| Written instruction |
Beginning with the first line, set down every line through the one containing "1400, step: 200", exactly as it appears, but not the pictures.
━━━━━━━━━━
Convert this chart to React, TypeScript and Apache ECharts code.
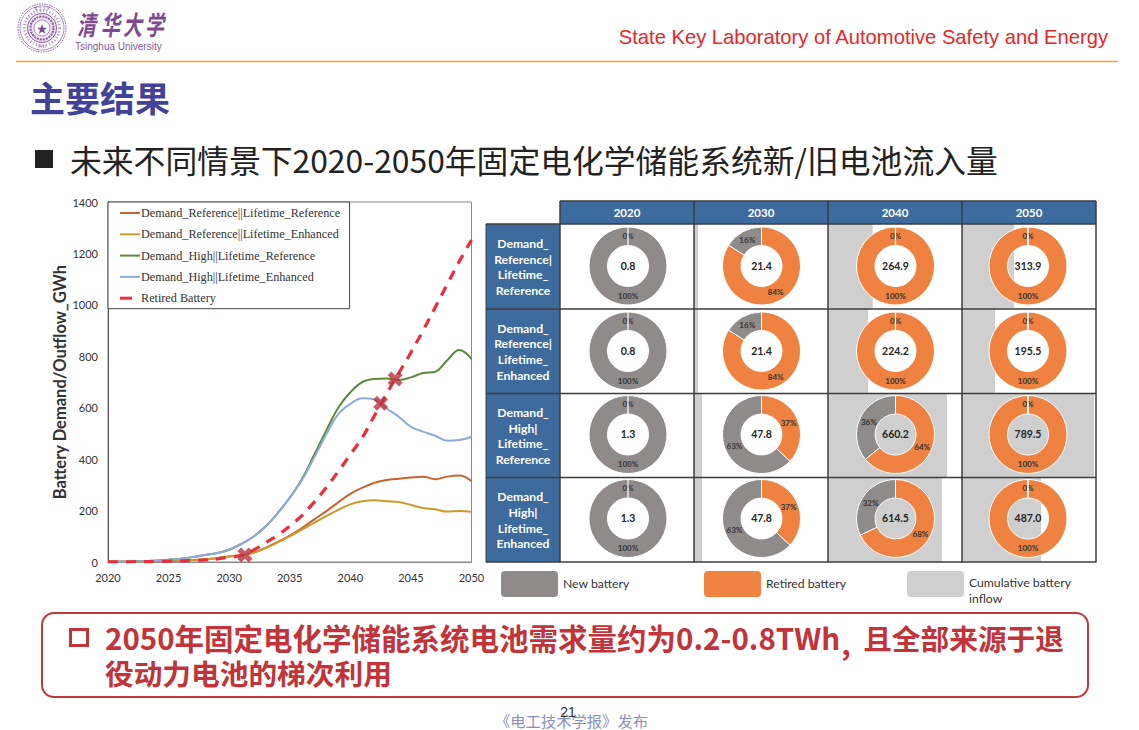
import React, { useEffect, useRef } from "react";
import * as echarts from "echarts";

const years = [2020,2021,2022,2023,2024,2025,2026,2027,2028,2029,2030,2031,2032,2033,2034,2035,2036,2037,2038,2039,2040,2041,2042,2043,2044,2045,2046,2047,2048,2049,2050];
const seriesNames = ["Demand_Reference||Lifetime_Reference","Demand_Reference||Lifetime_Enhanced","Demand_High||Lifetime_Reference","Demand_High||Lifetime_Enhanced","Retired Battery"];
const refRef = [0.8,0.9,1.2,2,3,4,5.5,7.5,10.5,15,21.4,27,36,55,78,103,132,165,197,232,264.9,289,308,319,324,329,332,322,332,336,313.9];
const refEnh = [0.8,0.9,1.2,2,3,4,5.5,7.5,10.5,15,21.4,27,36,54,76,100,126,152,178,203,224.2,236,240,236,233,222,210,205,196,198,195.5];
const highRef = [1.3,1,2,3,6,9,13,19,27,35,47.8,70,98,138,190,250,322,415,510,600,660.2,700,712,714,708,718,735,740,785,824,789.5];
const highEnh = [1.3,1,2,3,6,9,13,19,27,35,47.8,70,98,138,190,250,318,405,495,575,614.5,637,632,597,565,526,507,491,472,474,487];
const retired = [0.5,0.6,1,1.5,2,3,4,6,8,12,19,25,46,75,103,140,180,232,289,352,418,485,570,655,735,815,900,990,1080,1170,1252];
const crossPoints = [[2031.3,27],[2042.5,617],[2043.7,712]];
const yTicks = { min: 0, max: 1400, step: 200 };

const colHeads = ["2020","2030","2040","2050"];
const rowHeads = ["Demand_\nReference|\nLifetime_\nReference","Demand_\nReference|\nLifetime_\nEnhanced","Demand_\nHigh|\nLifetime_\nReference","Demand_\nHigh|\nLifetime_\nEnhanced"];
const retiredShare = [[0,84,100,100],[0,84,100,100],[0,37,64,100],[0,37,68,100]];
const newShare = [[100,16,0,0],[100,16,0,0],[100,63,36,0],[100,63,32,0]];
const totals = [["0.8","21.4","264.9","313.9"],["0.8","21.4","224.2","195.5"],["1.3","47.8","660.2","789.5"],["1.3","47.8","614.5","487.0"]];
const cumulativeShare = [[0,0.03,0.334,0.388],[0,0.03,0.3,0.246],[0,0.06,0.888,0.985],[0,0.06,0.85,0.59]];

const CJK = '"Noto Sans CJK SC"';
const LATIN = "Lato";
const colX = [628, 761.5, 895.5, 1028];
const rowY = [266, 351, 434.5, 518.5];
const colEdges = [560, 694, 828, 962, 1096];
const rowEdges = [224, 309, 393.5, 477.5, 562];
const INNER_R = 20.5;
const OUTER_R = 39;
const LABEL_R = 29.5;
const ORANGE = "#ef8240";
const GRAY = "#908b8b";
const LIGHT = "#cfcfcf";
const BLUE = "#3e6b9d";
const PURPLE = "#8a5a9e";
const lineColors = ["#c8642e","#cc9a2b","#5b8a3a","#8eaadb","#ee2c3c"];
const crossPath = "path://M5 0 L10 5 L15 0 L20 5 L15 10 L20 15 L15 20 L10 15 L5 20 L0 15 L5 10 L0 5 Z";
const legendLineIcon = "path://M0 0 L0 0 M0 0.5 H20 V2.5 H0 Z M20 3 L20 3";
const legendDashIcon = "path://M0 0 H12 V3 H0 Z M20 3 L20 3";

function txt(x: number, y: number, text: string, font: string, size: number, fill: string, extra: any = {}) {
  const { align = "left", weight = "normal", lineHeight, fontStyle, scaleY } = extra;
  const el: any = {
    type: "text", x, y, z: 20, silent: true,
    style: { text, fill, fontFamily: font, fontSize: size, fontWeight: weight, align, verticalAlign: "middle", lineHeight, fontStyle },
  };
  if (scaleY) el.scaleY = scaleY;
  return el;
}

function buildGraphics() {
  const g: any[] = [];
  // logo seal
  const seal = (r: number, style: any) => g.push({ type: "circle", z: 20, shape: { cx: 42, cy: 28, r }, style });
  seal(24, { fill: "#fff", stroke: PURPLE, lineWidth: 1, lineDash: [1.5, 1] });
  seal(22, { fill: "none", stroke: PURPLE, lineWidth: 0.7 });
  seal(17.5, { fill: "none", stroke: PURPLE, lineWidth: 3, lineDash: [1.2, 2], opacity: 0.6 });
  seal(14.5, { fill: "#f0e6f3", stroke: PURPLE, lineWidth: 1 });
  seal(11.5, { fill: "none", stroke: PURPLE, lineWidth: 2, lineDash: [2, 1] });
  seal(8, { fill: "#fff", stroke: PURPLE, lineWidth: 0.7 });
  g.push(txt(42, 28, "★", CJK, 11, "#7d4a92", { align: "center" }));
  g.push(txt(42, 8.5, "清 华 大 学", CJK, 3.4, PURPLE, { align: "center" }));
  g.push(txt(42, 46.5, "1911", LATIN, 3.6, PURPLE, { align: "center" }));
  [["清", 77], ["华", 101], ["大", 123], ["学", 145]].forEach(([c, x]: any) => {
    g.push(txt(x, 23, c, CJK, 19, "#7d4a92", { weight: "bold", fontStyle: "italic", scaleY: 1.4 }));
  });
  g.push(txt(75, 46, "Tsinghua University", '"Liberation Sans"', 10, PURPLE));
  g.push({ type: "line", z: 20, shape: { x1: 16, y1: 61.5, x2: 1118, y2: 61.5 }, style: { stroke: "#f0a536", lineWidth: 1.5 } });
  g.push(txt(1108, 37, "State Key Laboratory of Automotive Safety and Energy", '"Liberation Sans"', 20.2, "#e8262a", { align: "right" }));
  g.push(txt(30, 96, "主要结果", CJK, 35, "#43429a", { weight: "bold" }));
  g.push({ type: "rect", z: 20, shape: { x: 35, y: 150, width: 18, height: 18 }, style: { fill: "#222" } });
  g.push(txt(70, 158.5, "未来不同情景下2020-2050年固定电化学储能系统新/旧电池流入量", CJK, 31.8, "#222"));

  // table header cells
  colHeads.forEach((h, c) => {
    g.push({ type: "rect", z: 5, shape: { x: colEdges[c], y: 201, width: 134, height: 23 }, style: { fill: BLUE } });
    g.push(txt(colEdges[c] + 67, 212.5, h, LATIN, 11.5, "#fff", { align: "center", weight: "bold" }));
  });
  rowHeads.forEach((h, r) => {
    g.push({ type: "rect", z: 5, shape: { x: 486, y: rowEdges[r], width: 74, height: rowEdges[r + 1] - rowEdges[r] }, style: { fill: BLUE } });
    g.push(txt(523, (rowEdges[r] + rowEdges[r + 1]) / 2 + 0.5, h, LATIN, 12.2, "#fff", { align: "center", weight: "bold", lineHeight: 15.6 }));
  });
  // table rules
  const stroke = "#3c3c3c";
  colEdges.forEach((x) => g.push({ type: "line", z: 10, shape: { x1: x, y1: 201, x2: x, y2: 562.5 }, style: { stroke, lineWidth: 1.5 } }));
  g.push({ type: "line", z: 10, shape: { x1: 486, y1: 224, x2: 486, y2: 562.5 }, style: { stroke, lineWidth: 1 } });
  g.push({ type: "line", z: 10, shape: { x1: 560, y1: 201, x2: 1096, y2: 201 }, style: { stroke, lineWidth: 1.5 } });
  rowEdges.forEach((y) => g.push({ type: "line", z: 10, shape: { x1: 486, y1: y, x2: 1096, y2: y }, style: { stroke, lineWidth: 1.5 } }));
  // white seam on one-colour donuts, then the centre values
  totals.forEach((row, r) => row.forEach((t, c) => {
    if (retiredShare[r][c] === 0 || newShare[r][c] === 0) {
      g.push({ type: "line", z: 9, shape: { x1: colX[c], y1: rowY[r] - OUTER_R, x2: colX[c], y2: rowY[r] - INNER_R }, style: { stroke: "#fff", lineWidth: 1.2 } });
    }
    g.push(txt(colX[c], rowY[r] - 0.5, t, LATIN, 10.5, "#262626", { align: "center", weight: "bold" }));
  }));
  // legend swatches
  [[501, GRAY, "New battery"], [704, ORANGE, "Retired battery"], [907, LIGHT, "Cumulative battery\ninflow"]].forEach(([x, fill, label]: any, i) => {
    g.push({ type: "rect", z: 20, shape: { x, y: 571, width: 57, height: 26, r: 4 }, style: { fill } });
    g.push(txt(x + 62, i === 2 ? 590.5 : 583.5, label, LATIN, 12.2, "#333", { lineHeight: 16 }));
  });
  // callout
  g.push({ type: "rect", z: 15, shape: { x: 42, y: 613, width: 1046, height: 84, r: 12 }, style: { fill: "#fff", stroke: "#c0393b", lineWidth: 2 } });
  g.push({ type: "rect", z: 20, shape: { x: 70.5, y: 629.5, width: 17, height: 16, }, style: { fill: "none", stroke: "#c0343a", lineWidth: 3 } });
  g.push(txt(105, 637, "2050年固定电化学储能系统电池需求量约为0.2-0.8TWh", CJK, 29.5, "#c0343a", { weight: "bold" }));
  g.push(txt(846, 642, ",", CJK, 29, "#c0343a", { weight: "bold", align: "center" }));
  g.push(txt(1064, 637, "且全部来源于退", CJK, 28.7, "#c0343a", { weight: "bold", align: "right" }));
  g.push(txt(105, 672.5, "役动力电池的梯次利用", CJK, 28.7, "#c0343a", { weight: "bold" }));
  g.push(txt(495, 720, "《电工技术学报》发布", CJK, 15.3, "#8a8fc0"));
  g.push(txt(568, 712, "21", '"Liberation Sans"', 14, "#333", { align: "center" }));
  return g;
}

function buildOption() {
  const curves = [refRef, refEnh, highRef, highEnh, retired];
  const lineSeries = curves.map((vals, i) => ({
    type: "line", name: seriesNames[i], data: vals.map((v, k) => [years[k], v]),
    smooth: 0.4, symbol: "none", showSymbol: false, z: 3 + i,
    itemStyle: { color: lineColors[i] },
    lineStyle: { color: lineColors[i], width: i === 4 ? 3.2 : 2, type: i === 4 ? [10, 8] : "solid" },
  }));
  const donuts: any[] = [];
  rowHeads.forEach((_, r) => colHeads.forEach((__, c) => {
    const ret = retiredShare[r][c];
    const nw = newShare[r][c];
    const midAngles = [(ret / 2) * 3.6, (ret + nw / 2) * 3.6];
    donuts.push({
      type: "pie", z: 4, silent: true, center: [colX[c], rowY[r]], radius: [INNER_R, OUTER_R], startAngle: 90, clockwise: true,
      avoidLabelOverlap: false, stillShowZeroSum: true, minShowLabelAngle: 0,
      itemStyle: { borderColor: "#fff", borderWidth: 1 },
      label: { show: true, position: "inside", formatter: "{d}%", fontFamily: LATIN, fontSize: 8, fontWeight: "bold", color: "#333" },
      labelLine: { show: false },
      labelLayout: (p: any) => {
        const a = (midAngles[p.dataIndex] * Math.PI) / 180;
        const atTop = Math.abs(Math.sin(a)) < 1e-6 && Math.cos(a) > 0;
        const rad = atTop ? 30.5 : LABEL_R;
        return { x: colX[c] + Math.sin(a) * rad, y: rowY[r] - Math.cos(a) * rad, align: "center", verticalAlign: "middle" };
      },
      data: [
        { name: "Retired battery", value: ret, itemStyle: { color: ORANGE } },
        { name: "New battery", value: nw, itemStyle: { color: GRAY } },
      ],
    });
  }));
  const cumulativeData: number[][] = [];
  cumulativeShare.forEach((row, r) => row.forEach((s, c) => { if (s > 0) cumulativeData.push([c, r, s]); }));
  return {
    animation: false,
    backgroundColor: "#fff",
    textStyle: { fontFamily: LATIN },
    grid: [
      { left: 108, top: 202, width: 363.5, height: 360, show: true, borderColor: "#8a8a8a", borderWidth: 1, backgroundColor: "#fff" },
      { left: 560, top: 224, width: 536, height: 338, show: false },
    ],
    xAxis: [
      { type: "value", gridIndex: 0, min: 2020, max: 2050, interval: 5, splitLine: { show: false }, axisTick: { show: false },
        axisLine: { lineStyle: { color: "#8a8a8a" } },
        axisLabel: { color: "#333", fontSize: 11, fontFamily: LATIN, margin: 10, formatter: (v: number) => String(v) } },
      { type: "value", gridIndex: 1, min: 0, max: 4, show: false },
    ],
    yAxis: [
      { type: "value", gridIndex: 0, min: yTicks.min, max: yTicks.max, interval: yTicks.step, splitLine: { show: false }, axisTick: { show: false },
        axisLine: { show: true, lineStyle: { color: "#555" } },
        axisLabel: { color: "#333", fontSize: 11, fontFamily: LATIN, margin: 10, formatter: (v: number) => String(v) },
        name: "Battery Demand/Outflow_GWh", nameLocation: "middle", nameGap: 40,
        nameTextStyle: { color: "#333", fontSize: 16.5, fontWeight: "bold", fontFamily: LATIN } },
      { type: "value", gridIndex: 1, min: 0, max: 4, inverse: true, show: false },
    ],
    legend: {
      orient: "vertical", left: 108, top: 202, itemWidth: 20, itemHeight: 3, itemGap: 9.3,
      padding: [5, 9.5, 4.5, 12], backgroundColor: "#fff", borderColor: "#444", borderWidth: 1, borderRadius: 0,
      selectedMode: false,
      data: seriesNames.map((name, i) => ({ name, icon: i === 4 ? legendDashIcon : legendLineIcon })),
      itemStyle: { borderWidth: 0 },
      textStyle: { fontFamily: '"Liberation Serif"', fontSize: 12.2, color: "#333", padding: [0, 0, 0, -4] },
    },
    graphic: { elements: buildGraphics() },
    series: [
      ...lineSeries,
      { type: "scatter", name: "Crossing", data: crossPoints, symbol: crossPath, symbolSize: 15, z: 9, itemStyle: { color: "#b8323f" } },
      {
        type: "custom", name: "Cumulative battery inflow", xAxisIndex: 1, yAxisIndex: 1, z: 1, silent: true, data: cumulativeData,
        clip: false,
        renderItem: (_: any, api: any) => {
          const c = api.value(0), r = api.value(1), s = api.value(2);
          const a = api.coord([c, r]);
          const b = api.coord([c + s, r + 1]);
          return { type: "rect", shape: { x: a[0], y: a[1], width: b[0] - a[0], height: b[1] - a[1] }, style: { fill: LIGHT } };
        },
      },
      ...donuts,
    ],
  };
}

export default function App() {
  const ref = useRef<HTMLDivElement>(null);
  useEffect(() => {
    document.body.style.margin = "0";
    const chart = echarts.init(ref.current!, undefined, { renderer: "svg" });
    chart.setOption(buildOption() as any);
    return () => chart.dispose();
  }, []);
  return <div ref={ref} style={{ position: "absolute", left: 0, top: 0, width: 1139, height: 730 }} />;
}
━━━━━━━━━━
| Full answer |
Convert this chart to React, TypeScript and Apache ECharts code.
import React, { useEffect, useRef } from "react";
import * as echarts from "echarts";

const years = [2020,2021,2022,2023,2024,2025,2026,2027,2028,2029,2030,2031,2032,2033,2034,2035,2036,2037,2038,2039,2040,2041,2042,2043,2044,2045,2046,2047,2048,2049,2050];
const seriesNames = ["Demand_Reference||Lifetime_Reference","Demand_Reference||Lifetime_Enhanced","Demand_High||Lifetime_Reference","Demand_High||Lifetime_Enhanced","Retired Battery"];
const refRef = [0.8,0.9,1.2,2,3,4,5.5,7.5,10.5,15,21.4,27,36,55,78,103,132,165,197,232,264.9,289,308,319,324,329,332,322,332,336,313.9];
const refEnh = [0.8,0.9,1.2,2,3,4,5.5,7.5,10.5,15,21.4,27,36,54,76,100,126,152,178,203,224.2,236,240,236,233,222,210,205,196,198,195.5];
const highRef = [1.3,1,2,3,6,9,13,19,27,35,47.8,70,98,138,190,250,322,415,510,600,660.2,700,712,714,708,718,735,740,785,824,789.5];
const highEnh = [1.3,1,2,3,6,9,13,19,27,35,47.8,70,98,138,190,250,318,405,495,575,614.5,637,632,597,565,526,507,491,472,474,487];
const retired = [0.5,0.6,1,1.5,2,3,4,6,8,12,19,25,46,75,103,140,180,232,289,352,418,485,570,655,735,815,900,990,1080,1170,1252];
const crossPoints = [[2031.3,27],[2042.5,617],[2043.7,712]];
const yTicks = { min: 0, max: 1400, step: 200 };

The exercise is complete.